## WHAT IS NEEDED:
Begin with the first line of the entries below and reproduce each line exactly, ending with the line that holds "plt.rcParams['font.family'] = ['Liberation".

— START RECORDS PROVIDED —

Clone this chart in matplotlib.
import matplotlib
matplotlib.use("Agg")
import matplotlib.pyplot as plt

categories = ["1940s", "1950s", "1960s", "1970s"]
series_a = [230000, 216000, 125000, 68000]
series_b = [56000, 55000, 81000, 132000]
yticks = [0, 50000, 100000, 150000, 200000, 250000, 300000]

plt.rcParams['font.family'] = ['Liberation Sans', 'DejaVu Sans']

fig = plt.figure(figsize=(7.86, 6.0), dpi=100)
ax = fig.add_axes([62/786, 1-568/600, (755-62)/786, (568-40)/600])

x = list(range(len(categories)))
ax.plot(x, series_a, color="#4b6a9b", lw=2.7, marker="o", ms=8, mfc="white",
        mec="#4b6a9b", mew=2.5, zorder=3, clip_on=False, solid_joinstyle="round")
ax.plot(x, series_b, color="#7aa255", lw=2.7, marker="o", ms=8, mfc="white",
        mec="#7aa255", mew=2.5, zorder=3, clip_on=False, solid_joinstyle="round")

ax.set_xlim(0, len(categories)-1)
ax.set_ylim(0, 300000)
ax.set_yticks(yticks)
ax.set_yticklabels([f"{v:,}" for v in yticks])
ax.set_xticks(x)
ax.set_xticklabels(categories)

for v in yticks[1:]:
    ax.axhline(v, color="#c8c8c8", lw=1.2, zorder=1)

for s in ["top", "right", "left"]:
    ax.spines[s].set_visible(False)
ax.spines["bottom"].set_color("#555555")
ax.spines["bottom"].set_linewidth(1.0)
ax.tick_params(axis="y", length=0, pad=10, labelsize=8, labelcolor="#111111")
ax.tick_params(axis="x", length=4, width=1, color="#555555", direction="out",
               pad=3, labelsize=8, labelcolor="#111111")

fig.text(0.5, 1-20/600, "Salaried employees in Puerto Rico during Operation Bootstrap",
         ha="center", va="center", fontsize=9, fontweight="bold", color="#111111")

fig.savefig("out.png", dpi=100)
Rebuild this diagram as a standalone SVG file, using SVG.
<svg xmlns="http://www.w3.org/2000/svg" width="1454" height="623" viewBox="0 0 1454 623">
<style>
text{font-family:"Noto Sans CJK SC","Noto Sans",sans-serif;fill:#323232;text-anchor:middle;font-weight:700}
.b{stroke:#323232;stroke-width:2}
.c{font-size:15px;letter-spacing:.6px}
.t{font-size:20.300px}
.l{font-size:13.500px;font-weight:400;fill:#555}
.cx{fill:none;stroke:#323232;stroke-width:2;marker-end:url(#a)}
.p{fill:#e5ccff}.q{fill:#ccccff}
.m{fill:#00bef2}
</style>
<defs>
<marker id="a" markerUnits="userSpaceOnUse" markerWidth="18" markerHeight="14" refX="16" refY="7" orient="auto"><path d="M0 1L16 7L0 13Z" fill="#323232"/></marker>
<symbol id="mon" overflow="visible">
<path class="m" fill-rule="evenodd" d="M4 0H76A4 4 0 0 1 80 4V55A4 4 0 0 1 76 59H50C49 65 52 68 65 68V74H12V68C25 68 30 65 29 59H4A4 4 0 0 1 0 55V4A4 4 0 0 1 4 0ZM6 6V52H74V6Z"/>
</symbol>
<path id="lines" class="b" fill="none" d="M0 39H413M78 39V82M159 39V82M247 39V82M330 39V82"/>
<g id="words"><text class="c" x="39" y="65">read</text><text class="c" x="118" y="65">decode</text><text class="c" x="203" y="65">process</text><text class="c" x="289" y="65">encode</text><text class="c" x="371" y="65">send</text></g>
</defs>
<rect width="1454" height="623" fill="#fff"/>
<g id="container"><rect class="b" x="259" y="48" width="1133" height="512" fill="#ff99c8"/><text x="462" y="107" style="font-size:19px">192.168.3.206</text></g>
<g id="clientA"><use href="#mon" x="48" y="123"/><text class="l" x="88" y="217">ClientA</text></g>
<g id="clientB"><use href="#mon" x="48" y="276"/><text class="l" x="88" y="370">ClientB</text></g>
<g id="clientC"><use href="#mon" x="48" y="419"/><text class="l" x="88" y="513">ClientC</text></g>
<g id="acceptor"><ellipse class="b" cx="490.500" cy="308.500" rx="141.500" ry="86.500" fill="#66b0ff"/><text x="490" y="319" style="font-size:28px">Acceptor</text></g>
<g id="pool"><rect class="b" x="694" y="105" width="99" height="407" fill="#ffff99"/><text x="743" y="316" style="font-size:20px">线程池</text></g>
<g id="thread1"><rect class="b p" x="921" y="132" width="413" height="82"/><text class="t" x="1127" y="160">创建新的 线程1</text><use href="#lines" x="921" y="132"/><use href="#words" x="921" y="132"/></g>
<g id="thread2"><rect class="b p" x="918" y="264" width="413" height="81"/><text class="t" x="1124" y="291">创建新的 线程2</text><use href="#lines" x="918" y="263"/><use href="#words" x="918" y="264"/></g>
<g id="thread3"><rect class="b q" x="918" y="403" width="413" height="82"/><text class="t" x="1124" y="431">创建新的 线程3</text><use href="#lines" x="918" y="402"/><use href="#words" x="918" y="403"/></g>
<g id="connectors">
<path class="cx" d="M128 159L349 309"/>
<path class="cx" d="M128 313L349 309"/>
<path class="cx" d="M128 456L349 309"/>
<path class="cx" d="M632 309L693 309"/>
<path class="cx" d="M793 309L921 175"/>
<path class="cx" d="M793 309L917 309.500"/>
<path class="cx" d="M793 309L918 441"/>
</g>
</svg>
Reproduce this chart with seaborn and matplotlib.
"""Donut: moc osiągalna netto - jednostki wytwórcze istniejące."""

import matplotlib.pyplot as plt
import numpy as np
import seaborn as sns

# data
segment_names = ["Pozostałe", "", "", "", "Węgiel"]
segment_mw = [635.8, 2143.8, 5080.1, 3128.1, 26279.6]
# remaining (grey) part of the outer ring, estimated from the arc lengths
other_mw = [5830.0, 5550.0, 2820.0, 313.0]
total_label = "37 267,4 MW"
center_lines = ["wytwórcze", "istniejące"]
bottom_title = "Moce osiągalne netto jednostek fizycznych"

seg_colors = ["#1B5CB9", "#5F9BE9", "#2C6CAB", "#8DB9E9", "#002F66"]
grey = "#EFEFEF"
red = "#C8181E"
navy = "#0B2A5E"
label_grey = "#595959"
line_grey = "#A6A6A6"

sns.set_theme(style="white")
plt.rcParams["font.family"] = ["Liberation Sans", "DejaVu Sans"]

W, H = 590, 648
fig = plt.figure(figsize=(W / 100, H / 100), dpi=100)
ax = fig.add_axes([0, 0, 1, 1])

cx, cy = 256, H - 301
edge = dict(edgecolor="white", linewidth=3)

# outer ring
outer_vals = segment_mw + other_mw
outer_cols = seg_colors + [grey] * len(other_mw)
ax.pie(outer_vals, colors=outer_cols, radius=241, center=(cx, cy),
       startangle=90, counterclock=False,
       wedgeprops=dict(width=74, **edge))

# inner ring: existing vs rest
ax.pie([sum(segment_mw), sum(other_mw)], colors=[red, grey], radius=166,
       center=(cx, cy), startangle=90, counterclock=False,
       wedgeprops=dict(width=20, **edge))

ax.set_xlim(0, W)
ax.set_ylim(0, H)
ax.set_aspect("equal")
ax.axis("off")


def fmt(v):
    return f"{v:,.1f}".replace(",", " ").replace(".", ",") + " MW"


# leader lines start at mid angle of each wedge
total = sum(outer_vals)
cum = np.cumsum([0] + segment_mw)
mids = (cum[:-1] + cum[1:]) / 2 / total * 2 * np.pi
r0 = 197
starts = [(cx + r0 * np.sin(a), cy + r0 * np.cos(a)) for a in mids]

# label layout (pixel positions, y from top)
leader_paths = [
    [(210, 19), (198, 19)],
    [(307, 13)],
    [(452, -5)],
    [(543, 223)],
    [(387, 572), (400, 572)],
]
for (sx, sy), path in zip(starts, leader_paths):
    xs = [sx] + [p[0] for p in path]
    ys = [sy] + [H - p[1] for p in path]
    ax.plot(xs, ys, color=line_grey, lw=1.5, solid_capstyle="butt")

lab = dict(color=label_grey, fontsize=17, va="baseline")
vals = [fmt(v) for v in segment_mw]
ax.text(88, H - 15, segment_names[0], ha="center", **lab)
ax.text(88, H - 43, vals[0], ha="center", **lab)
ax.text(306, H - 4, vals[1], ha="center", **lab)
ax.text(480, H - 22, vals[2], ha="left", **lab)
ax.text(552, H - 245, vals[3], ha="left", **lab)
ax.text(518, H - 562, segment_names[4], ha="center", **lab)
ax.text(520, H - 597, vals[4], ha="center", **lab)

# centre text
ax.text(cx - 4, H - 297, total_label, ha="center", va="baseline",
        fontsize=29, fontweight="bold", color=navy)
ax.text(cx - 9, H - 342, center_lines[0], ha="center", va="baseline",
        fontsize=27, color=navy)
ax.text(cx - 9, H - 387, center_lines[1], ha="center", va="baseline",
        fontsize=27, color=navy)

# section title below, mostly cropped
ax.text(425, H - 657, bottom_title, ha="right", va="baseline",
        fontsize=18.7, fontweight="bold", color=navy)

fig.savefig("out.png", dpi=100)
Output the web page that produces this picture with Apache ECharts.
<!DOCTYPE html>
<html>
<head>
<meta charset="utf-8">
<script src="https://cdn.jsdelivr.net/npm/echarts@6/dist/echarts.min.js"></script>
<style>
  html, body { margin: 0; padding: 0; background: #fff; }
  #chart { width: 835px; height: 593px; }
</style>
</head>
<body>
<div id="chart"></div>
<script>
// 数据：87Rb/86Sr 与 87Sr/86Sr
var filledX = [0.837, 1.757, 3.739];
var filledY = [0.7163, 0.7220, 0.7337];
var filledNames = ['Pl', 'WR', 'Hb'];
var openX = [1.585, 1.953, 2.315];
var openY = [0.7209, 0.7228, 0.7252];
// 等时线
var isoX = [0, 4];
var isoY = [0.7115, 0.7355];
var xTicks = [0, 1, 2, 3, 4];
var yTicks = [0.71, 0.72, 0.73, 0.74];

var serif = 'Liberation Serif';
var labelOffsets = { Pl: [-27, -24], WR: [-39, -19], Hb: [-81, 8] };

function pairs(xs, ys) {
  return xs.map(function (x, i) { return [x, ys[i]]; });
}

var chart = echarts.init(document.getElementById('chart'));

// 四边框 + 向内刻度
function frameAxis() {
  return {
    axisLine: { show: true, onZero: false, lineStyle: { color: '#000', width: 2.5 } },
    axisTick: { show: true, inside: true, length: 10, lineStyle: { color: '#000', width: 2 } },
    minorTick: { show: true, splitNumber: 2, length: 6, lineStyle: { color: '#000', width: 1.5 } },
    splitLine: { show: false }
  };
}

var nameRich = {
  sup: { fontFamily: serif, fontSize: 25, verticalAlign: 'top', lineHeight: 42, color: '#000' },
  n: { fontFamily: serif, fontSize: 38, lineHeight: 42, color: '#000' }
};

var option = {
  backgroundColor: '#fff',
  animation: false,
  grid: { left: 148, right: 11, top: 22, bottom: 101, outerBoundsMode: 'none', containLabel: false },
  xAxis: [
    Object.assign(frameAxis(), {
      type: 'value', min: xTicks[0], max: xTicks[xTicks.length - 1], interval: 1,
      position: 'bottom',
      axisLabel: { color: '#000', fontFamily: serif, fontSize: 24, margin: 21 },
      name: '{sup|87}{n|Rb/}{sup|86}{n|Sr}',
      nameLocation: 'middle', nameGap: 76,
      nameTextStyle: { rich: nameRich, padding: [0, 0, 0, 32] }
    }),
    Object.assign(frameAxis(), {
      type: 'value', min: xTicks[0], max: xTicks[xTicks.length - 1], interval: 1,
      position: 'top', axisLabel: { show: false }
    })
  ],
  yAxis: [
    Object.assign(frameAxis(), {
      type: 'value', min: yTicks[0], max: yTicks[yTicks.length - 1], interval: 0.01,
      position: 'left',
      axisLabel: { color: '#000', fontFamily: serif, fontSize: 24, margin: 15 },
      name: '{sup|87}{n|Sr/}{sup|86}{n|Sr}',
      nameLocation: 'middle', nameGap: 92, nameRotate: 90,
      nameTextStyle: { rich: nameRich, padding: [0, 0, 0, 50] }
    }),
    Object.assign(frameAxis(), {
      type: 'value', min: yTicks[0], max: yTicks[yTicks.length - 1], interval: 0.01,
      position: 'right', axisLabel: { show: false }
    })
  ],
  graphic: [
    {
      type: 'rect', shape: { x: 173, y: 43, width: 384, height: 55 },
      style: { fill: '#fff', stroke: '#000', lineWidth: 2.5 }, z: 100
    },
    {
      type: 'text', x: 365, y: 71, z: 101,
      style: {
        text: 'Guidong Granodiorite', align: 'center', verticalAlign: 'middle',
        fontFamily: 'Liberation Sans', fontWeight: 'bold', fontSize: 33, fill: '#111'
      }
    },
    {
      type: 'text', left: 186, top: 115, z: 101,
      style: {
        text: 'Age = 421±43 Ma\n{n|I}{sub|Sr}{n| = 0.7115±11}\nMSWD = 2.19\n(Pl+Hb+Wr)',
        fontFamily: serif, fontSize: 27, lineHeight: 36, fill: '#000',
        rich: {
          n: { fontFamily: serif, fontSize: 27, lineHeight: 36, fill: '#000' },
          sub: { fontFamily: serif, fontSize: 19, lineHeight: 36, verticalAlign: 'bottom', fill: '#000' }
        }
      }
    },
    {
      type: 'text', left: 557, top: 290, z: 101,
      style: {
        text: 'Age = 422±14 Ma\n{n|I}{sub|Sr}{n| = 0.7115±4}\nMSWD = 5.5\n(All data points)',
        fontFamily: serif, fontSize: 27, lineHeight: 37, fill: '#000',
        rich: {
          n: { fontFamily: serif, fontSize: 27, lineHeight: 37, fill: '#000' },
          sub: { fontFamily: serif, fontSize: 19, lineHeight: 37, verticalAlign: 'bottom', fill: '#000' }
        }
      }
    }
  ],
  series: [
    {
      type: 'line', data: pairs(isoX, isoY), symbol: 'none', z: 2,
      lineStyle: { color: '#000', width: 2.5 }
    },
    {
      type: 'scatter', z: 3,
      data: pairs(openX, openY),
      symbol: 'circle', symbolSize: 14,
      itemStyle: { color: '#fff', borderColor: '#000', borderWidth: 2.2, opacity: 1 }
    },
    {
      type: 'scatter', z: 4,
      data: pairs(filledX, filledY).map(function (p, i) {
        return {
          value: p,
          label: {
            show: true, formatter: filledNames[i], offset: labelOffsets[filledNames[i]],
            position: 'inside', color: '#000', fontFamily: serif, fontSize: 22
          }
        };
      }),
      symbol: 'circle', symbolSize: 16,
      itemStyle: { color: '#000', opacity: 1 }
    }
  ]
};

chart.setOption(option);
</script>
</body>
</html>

— END RECORDS PROVIDED —

## SOLUTION TO THIS PROBLEM:
Clone this chart in matplotlib.
import matplotlib
matplotlib.use("Agg")
import matplotlib.pyplot as plt

categories = ["1940s", "1950s", "1960s", "1970s"]
series_a = [230000, 216000, 125000, 68000]
series_b = [56000, 55000, 81000, 132000]
yticks = [0, 50000, 100000, 150000, 200000, 250000, 300000]

plt.rcParams['font.family'] = ['Liberation Sans', 'DejaVu Sans']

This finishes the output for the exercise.